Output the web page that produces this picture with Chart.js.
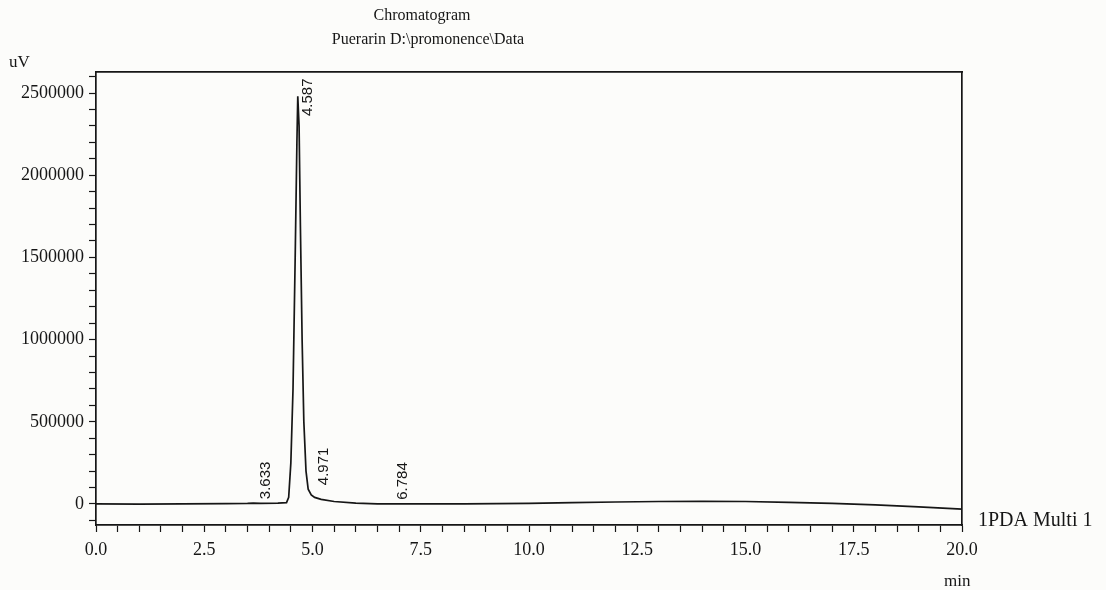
<!DOCTYPE html>
<html>
<head>
<meta charset="utf-8">
<script src="https://cdn.jsdelivr.net/npm/chart.js@4"></script>
<style>
    html, body { margin: 0; padding: 0; background: #fcfcfa; }
    #wrap { width: 1106px; height: 590px; position: relative; }
</style>
</head>
<body>
<div id="wrap"><canvas id="chromChart"></canvas></div>
<script>
// --- Data (min, uV) ---
const retentionTimes = [0, 1, 2, 3, 3.5, 3.633, 3.8, 4.2, 4.4, 4.45, 4.5, 4.55, 4.6, 4.64, 4.66, 4.69, 4.72, 4.76, 4.8, 4.85, 4.9, 4.971, 5.05, 5.2, 5.5, 6.0, 6.5, 6.784, 7.5, 8.5, 10, 11, 12, 13, 14, 15, 16, 17, 18, 19, 20];
const signal = [0, -1000, 0, 2000, 3000, 5000, 4000, 5000, 8000, 40000, 250000, 700000, 1500000, 2200000, 2480000, 2300000, 1700000, 1000000, 500000, 200000, 90000, 55000, 40000, 28000, 15000, 5000, 0, 1000, 0, 1000, 3000, 8000, 12000, 15000, 16000, 15000, 10000, 3000, -6000, -18000, -32000];
const peakLabels = ['3.633', '4.587', '4.971', '6.784'];
const xMajorStep = 2.5;
const yMajorStep = 500000;

const SERIF = '"Liberation Serif", "DejaVu Serif", serif';
const INK = '#161616';

const points = retentionTimes.map((t, i) => ({ x: t, y: signal[i] }));

function onStep(v, step) {
    return Math.abs(v / step - Math.round(v / step)) < 1e-6;
}

// texts around the frame + peak time labels
const annotations = {
    id: 'annotations',
    afterDraw(chart) {
        const { ctx, chartArea, scales } = chart;
        ctx.save();
        ctx.fillStyle = INK;
        ctx.textBaseline = 'alphabetic';

        ctx.font = '16px ' + SERIF;
        ctx.textAlign = 'center';
        ctx.fillText('Chromatogram', 422, 20);
        ctx.fillText('Puerarin D:\\promonence\\Data', 428, 44);

        ctx.textAlign = 'left';
        ctx.font = '17px ' + SERIF;
        ctx.fillText('uV', 9, 67);
        ctx.font = '20px ' + SERIF;
        ctx.fillText('1PDA Multi 1', chartArea.right + 16, scales.y.getPixelForValue(0) + 22);
        ctx.font = '17px ' + SERIF;
        ctx.fillText('min', chartArea.right - 18, 586);

        // rotated retention times
        ctx.font = '15px "Liberation Sans", Arial, sans-serif';
        peakLabels.forEach(lbl => {
            const t = parseFloat(lbl);
            let top = 0;
            retentionTimes.forEach((rt, i) => {
                if (Math.abs(rt - t) <= 0.1) top = Math.max(top, signal[i]);
            });
            const x = scales.x.getPixelForValue(t) + 17;
            const y = Math.max(scales.y.getPixelForValue(top) - 4, chartArea.top + 44);
            ctx.save();
            ctx.translate(x, y);
            ctx.rotate(-Math.PI / 2);
            ctx.textAlign = 'left';
            ctx.fillText(lbl, 0, 0);
            ctx.restore();
        });
        ctx.restore();
    }
};

const ctx = document.getElementById('chromChart').getContext('2d');

new Chart(ctx, {
    type: 'line',
    data: {
        datasets: [{
            data: points,
            borderColor: INK,
            borderWidth: 1.7,
            pointRadius: 0,
            tension: 0,
            fill: false
        }]
    },
    options: {
        responsive: true,
        maintainAspectRatio: false,
        animation: false,
        layout: { padding: { top: 72, right: 144, left: 0, bottom: 0 } },
        plugins: {
            legend: { display: false },
            tooltip: { enabled: false },
            title: { display: false }
        },
        scales: {
            x: {
                type: 'linear',
                min: 0,
                max: 20,
                afterBuildTicks: scale => {
                    const ticks = [];
                    for (let v = 0; v <= 20 + 1e-9; v += 0.5) ticks.push({ value: +v.toFixed(1) });
                    scale.ticks = ticks;
                },
                afterFit: scale => { scale.height = 65; },
                ticks: {
                    autoSkip: false,
                    maxRotation: 0,
                    padding: 7,
                    color: INK,
                    font: { family: SERIF, size: 18 },
                    callback: v => onStep(v, xMajorStep) ? v.toFixed(1) : ''
                },
                grid: {
                    display: true,
                    drawOnChartArea: false,
                    drawTicks: true,
                    tickLength: 7,
                    tickColor: INK,
                    tickWidth: 1.2
                },
                border: { display: true, color: INK, width: 1.7 }
            },
            y: {
                type: 'linear',
                min: -128000,
                max: 2628000,
                afterBuildTicks: scale => {
                    const ticks = [];
                    for (let v = -100000; v <= 2600000; v += 100000) ticks.push({ value: v });
                    scale.ticks = ticks;
                },
                afterFit: scale => { scale.width = 96; },
                ticks: {
                    autoSkip: false,
                    padding: 5,
                    color: INK,
                    font: { family: SERIF, size: 18 },
                    callback: v => onStep(v, yMajorStep) ? String(v) : ''
                },
                grid: {
                    display: true,
                    drawOnChartArea: false,
                    drawTicks: true,
                    tickLength: 7,
                    tickColor: INK,
                    tickWidth: 1.2
                },
                border: { display: true, color: INK, width: 1.7 }
            },
            xTop: {
                type: 'linear',
                position: 'top',
                min: 0,
                max: 20,
                afterFit: scale => { scale.height = 0; },
                ticks: { display: false },
                grid: { display: false },
                border: { display: true, color: INK, width: 1.7 }
            },
            yRight: {
                type: 'linear',
                position: 'right',
                min: -128000,
                max: 2628000,
                afterFit: scale => { scale.width = 0; },
                ticks: { display: false },
                grid: { display: false },
                border: { display: true, color: INK, width: 1.7 }
            }
        }
    },
    plugins: [annotations]
});
</script>
</body>
</html>
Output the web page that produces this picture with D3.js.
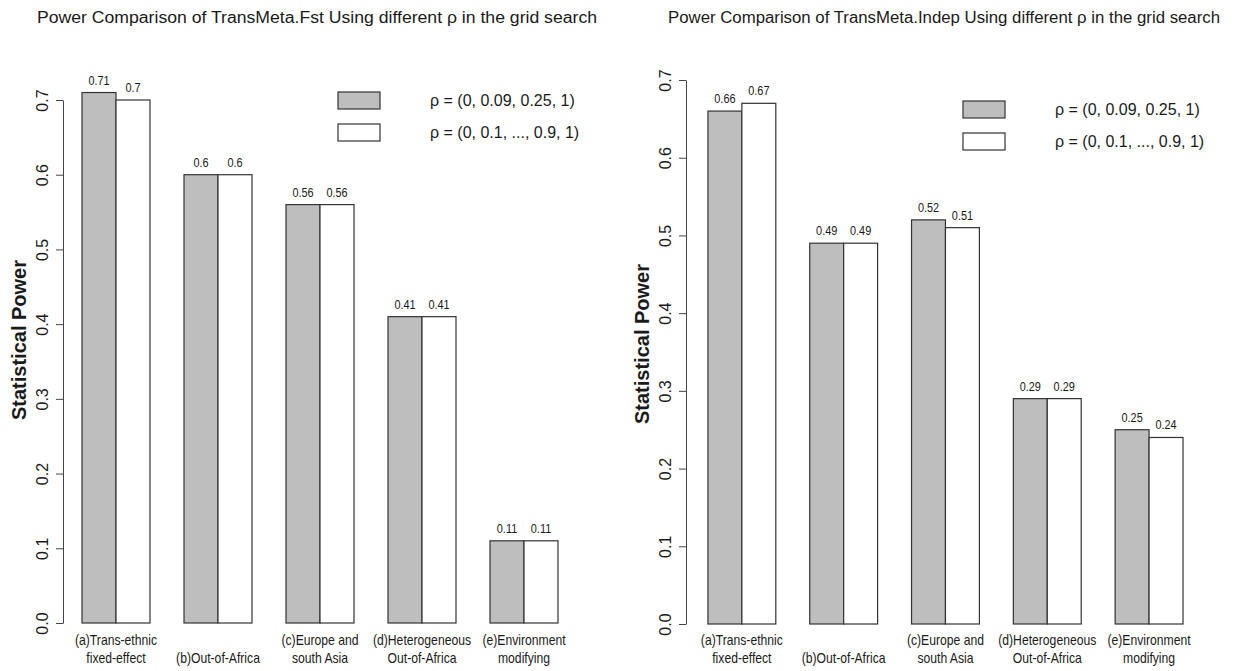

WHAT YOU WILL DO » Repeat the material above verbatim, with no pictures in the output.

RESULT OF THE EXERCISE »
Output the web page that produces this picture with Chart.js.
<!DOCTYPE html>
<html>
<head>
<meta charset="utf-8">
<script src="https://cdn.jsdelivr.net/npm/chart.js@4"></script>
<style>
    html, body { margin: 0; padding: 0; background: #fcfcfa; }
    #wrap { width: 1106px; height: 590px; position: relative; }
</style>
</head>
<body>
<div id="wrap"><canvas id="chromChart"></canvas></div>
<script>
// --- Data (min, uV) ---
const retentionTimes = [0, 1, 2, 3, 3.5, 3.633, 3.8, 4.2, 4.4, 4.45, 4.5, 4.55, 4.6, 4.64, 4.66, 4.69, 4.72, 4.76, 4.8, 4.85, 4.9, 4.971, 5.05, 5.2, 5.5, 6.0, 6.5, 6.784, 7.5, 8.5, 10, 11, 12, 13, 14, 15, 16, 17, 18, 19, 20];
const signal = [0, -1000, 0, 2000, 3000, 5000, 4000, 5000, 8000, 40000, 250000, 700000, 1500000, 2200000, 2480000, 2300000, 1700000, 1000000, 500000, 200000, 90000, 55000, 40000, 28000, 15000, 5000, 0, 1000, 0, 1000, 3000, 8000, 12000, 15000, 16000, 15000, 10000, 3000, -6000, -18000, -32000];
const peakLabels = ['3.633', '4.587', '4.971', '6.784'];
const xMajorStep = 2.5;
const yMajorStep = 500000;

const SERIF = '"Liberation Serif", "DejaVu Serif", serif';
const INK = '#161616';

const points = retentionTimes.map((t, i) => ({ x: t, y: signal[i] }));

function onStep(v, step) {
    return Math.abs(v / step - Math.round(v / step)) < 1e-6;
}

// texts around the frame + peak time labels
const annotations = {
    id: 'annotations',
    afterDraw(chart) {
        const { ctx, chartArea, scales } = chart;
        ctx.save();
        ctx.fillStyle = INK;
        ctx.textBaseline = 'alphabetic';

        ctx.font = '16px ' + SERIF;
        ctx.textAlign = 'center';
        ctx.fillText('Chromatogram', 422, 20);
        ctx.fillText('Puerarin D:\\promonence\\Data', 428, 44);

        ctx.textAlign = 'left';
        ctx.font = '17px ' + SERIF;
        ctx.fillText('uV', 9, 67);
        ctx.font = '20px ' + SERIF;
        ctx.fillText('1PDA Multi 1', chartArea.right + 16, scales.y.getPixelForValue(0) + 22);
        ctx.font = '17px ' + SERIF;
        ctx.fillText('min', chartArea.right - 18, 586);

        // rotated retention times
        ctx.font = '15px "Liberation Sans", Arial, sans-serif';
        peakLabels.forEach(lbl => {
            const t = parseFloat(lbl);
            let top = 0;
            retentionTimes.forEach((rt, i) => {
                if (Math.abs(rt - t) <= 0.1) top = Math.max(top, signal[i]);
            });
            const x = scales.x.getPixelForValue(t) + 17;
            const y = Math.max(scales.y.getPixelForValue(top) - 4, chartArea.top + 44);
            ctx.save();
            ctx.translate(x, y);
            ctx.rotate(-Math.PI / 2);
            ctx.textAlign = 'left';
            ctx.fillText(lbl, 0, 0);
            ctx.restore();
        });
        ctx.restore();
    }
};

const ctx = document.getElementById('chromChart').getContext('2d');

new Chart(ctx, {
    type: 'line',
    data: {
        datasets: [{
            data: points,
            borderColor: INK,
            borderWidth: 1.7,
            pointRadius: 0,
            tension: 0,
            fill: false
        }]
    },
    options: {
        responsive: true,
        maintainAspectRatio: false,
        animation: false,
        layout: { padding: { top: 72, right: 144, left: 0, bottom: 0 } },
        plugins: {
            legend: { display: false },
            tooltip: { enabled: false },
            title: { display: false }
        },
        scales: {
            x: {
                type: 'linear',
                min: 0,
                max: 20,
                afterBuildTicks: scale => {
                    const ticks = [];
                    for (let v = 0; v <= 20 + 1e-9; v += 0.5) ticks.push({ value: +v.toFixed(1) });
                    scale.ticks = ticks;
                },
                afterFit: scale => { scale.height = 65; },
                ticks: {
                    autoSkip: false,
                    maxRotation: 0,
                    padding: 7,
                    color: INK,
                    font: { family: SERIF, size: 18 },
                    callback: v => onStep(v, xMajorStep) ? v.toFixed(1) : ''
                },
                grid: {
                    display: true,
                    drawOnChartArea: false,
                    drawTicks: true,
                    tickLength: 7,
                    tickColor: INK,
                    tickWidth: 1.2
                },
                border: { display: true, color: INK, width: 1.7 }
            },
            y: {
                type: 'linear',
                min: -128000,
                max: 2628000,
                afterBuildTicks: scale => {
                    const ticks = [];
                    for (let v = -100000; v <= 2600000; v += 100000) ticks.push({ value: v });
                    scale.ticks = ticks;
                },
                afterFit: scale => { scale.width = 96; },
                ticks: {
                    autoSkip: false,
                    padding: 5,
                    color: INK,
                    font: { family: SERIF, size: 18 },
                    callback: v => onStep(v, yMajorStep) ? String(v) : ''
                },
                grid: {
                    display: true,
                    drawOnChartArea: false,
                    drawTicks: true,
                    tickLength: 7,
                    tickColor: INK,
                    tickWidth: 1.2
                },
                border: { display: true, color: INK, width: 1.7 }
            },
            xTop: {
                type: 'linear',
                position: 'top',
                min: 0,
                max: 20,
                afterFit: scale => { scale.height = 0; },
                ticks: { display: false },
                grid: { display: false },
                border: { display: true, color: INK, width: 1.7 }
            },
            yRight: {
                type: 'linear',
                position: 'right',
                min: -128000,
                max: 2628000,
                afterFit: scale => { scale.width = 0; },
                ticks: { display: false },
                grid: { display: false },
                border: { display: true, color: INK, width: 1.7 }
            }
        }
    },
    plugins: [annotations]
});
</script>
</body>
</html>
Output the web page that produces this picture with D3.js.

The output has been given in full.